# [Given exercise]
Write out each line exactly as it stands, please.

# [Data for this exercise]
— start —
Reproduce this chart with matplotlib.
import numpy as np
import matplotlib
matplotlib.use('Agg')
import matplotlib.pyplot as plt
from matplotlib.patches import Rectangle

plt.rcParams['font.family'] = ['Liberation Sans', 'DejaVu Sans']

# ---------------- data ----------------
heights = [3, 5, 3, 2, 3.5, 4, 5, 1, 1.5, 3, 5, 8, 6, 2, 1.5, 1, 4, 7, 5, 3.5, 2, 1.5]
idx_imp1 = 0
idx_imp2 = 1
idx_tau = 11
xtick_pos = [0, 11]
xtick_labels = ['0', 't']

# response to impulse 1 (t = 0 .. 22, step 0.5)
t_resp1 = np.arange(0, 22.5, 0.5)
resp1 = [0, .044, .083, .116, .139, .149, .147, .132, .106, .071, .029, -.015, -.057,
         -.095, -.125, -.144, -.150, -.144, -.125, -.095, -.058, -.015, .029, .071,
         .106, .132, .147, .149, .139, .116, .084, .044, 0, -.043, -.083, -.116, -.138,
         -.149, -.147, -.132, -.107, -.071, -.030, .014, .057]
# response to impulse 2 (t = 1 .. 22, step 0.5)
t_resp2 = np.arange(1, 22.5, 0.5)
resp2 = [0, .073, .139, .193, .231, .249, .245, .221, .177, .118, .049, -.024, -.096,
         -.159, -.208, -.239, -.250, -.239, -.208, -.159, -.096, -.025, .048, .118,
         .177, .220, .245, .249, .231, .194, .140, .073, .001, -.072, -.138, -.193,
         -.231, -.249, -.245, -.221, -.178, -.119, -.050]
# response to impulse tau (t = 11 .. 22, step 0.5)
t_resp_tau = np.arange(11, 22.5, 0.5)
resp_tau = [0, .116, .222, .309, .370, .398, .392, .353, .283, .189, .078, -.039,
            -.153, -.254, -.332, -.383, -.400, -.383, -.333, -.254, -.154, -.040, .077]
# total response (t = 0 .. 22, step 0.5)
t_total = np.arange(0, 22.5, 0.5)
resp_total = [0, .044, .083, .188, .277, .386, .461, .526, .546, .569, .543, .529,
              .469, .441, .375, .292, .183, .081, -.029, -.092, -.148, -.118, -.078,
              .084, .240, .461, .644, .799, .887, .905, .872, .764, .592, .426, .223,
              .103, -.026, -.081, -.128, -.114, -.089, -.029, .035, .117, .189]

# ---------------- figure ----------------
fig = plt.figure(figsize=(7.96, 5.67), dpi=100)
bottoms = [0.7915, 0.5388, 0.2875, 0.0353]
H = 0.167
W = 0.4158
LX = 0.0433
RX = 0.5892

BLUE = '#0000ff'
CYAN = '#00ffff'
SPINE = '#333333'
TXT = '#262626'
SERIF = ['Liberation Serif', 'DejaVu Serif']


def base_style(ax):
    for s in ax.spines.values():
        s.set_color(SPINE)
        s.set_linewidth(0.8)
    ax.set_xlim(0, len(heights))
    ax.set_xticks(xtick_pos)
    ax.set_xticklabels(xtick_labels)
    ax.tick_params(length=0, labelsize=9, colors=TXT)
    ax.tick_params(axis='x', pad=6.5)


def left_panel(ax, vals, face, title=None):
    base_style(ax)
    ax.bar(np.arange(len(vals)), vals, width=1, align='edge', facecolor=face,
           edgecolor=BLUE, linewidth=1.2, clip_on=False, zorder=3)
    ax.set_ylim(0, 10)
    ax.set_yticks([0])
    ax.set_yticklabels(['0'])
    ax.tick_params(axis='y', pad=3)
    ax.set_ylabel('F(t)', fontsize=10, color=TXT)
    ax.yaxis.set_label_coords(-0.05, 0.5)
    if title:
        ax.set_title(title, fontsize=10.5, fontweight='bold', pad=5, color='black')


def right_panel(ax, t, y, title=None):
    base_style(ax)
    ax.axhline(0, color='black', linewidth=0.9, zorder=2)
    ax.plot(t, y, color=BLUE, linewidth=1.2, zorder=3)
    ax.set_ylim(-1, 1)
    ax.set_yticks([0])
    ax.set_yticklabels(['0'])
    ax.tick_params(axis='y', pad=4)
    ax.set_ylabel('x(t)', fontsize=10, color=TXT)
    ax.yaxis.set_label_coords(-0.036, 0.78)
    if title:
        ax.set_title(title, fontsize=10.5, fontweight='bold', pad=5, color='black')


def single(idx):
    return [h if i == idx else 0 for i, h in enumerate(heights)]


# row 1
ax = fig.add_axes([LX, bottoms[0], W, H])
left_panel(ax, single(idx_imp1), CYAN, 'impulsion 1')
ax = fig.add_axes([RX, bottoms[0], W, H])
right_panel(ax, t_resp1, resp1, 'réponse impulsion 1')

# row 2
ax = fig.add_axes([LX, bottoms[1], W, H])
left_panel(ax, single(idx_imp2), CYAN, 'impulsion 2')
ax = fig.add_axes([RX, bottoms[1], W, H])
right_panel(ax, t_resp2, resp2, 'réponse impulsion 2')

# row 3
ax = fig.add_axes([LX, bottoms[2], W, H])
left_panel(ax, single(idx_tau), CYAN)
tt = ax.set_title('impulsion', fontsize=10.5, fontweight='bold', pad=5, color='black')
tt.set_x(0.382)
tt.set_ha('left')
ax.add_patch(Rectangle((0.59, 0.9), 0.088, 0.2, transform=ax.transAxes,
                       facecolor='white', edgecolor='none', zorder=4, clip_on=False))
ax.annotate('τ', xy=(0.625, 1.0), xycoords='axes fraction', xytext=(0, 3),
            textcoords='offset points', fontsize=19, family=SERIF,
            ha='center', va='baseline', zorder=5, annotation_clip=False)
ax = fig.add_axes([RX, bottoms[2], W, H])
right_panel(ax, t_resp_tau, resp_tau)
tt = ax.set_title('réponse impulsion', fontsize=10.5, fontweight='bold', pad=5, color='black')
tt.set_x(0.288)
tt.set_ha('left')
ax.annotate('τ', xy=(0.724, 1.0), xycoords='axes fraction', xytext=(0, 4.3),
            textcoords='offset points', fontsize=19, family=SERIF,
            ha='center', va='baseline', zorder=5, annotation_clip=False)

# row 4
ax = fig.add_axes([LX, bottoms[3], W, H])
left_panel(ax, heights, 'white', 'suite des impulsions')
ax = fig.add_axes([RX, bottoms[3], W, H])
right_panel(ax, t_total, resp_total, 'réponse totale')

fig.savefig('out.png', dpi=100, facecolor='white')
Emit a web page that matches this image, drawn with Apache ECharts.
— end —
# [Right answer]
Reproduce this chart with matplotlib.
import numpy as np
import matplotlib
matplotlib.use('Agg')
import matplotlib.pyplot as plt
from matplotlib.patches import Rectangle

plt.rcParams['font.family'] = ['Liberation Sans', 'DejaVu Sans']

# ---------------- data ----------------
heights = [3, 5, 3, 2, 3.5, 4, 5, 1, 1.5, 3, 5, 8, 6, 2, 1.5, 1, 4, 7, 5, 3.5, 2, 1.5]
idx_imp1 = 0
idx_imp2 = 1
idx_tau = 11
xtick_pos = [0, 11]
xtick_labels = ['0', 't']

# response to impulse 1 (t = 0 .. 22, step 0.5)
t_resp1 = np.arange(0, 22.5, 0.5)
resp1 = [0, .044, .083, .116, .139, .149, .147, .132, .106, .071, .029, -.015, -.057,
         -.095, -.125, -.144, -.150, -.144, -.125, -.095, -.058, -.015, .029, .071,
         .106, .132, .147, .149, .139, .116, .084, .044, 0, -.043, -.083, -.116, -.138,
         -.149, -.147, -.132, -.107, -.071, -.030, .014, .057]
# response to impulse 2 (t = 1 .. 22, step 0.5)
t_resp2 = np.arange(1, 22.5, 0.5)
resp2 = [0, .073, .139, .193, .231, .249, .245, .221, .177, .118, .049, -.024, -.096,
         -.159, -.208, -.239, -.250, -.239, -.208, -.159, -.096, -.025, .048, .118,
         .177, .220, .245, .249, .231, .194, .140, .073, .001, -.072, -.138, -.193,
         -.231, -.249, -.245, -.221, -.178, -.119, -.050]
# response to impulse tau (t = 11 .. 22, step 0.5)
t_resp_tau = np.arange(11, 22.5, 0.5)
resp_tau = [0, .116, .222, .309, .370, .398, .392, .353, .283, .189, .078, -.039,
            -.153, -.254, -.332, -.383, -.400, -.383, -.333, -.254, -.154, -.040, .077]
# total response (t = 0 .. 22, step 0.5)
t_total = np.arange(0, 22.5, 0.5)
resp_total = [0, .044, .083, .188, .277, .386, .461, .526, .546, .569, .543, .529,
              .469, .441, .375, .292, .183, .081, -.029, -.092, -.148, -.118, -.078,
              .084, .240, .461, .644, .799, .887, .905, .872, .764, .592, .426, .223,
              .103, -.026, -.081, -.128, -.114, -.089, -.029, .035, .117, .189]

# ---------------- figure ----------------
fig = plt.figure(figsize=(7.96, 5.67), dpi=100)
bottoms = [0.7915, 0.5388, 0.2875, 0.0353]
H = 0.167
W = 0.4158
LX = 0.0433
RX = 0.5892

BLUE = '#0000ff'
CYAN = '#00ffff'
SPINE = '#333333'
TXT = '#262626'
SERIF = ['Liberation Serif', 'DejaVu Serif']


def base_style(ax):
    for s in ax.spines.values():
        s.set_color(SPINE)
        s.set_linewidth(0.8)
    ax.set_xlim(0, len(heights))
    ax.set_xticks(xtick_pos)
    ax.set_xticklabels(xtick_labels)
    ax.tick_params(length=0, labelsize=9, colors=TXT)
    ax.tick_params(axis='x', pad=6.5)


def left_panel(ax, vals, face, title=None):
    base_style(ax)
    ax.bar(np.arange(len(vals)), vals, width=1, align='edge', facecolor=face,
           edgecolor=BLUE, linewidth=1.2, clip_on=False, zorder=3)
    ax.set_ylim(0, 10)
    ax.set_yticks([0])
    ax.set_yticklabels(['0'])
    ax.tick_params(axis='y', pad=3)
    ax.set_ylabel('F(t)', fontsize=10, color=TXT)
    ax.yaxis.set_label_coords(-0.05, 0.5)
    if title:
        ax.set_title(title, fontsize=10.5, fontweight='bold', pad=5, color='black')


def right_panel(ax, t, y, title=None):
    base_style(ax)
    ax.axhline(0, color='black', linewidth=0.9, zorder=2)
    ax.plot(t, y, color=BLUE, linewidth=1.2, zorder=3)
    ax.set_ylim(-1, 1)
    ax.set_yticks([0])
    ax.set_yticklabels(['0'])
    ax.tick_params(axis='y', pad=4)
    ax.set_ylabel('x(t)', fontsize=10, color=TXT)
    ax.yaxis.set_label_coords(-0.036, 0.78)
    if title:
        ax.set_title(title, fontsize=10.5, fontweight='bold', pad=5, color='black')


def single(idx):
    return [h if i == idx else 0 for i, h in enumerate(heights)]


# row 1
ax = fig.add_axes([LX, bottoms[0], W, H])
left_panel(ax, single(idx_imp1), CYAN, 'impulsion 1')
ax = fig.add_axes([RX, bottoms[0], W, H])
right_panel(ax, t_resp1, resp1, 'réponse impulsion 1')

# row 2
ax = fig.add_axes([LX, bottoms[1], W, H])
left_panel(ax, single(idx_imp2), CYAN, 'impulsion 2')
ax = fig.add_axes([RX, bottoms[1], W, H])
right_panel(ax, t_resp2, resp2, 'réponse impulsion 2')

# row 3
ax = fig.add_axes([LX, bottoms[2], W, H])
left_panel(ax, single(idx_tau), CYAN)
tt = ax.set_title('impulsion', fontsize=10.5, fontweight='bold', pad=5, color='black')
tt.set_x(0.382)
tt.set_ha('left')
ax.add_patch(Rectangle((0.59, 0.9), 0.088, 0.2, transform=ax.transAxes,
                       facecolor='white', edgecolor='none', zorder=4, clip_on=False))
ax.annotate('τ', xy=(0.625, 1.0), xycoords='axes fraction', xytext=(0, 3),
            textcoords='offset points', fontsize=19, family=SERIF,
            ha='center', va='baseline', zorder=5, annotation_clip=False)
ax = fig.add_axes([RX, bottoms[2], W, H])
right_panel(ax, t_resp_tau, resp_tau)
tt = ax.set_title('réponse impulsion', fontsize=10.5, fontweight='bold', pad=5, color='black')
tt.set_x(0.288)
tt.set_ha('left')
ax.annotate('τ', xy=(0.724, 1.0), xycoords='axes fraction', xytext=(0, 4.3),
            textcoords='offset points', fontsize=19, family=SERIF,
            ha='center', va='baseline', zorder=5, annotation_clip=False)

# row 4
ax = fig.add_axes([LX, bottoms[3], W, H])
left_panel(ax, heights, 'white', 'suite des impulsions')
ax = fig.add_axes([RX, bottoms[3], W, H])
right_panel(ax, t_total, resp_total, 'réponse totale')

fig.savefig('out.png', dpi=100, facecolor='white')
Emit a web page that matches this image, drawn with Apache ECharts.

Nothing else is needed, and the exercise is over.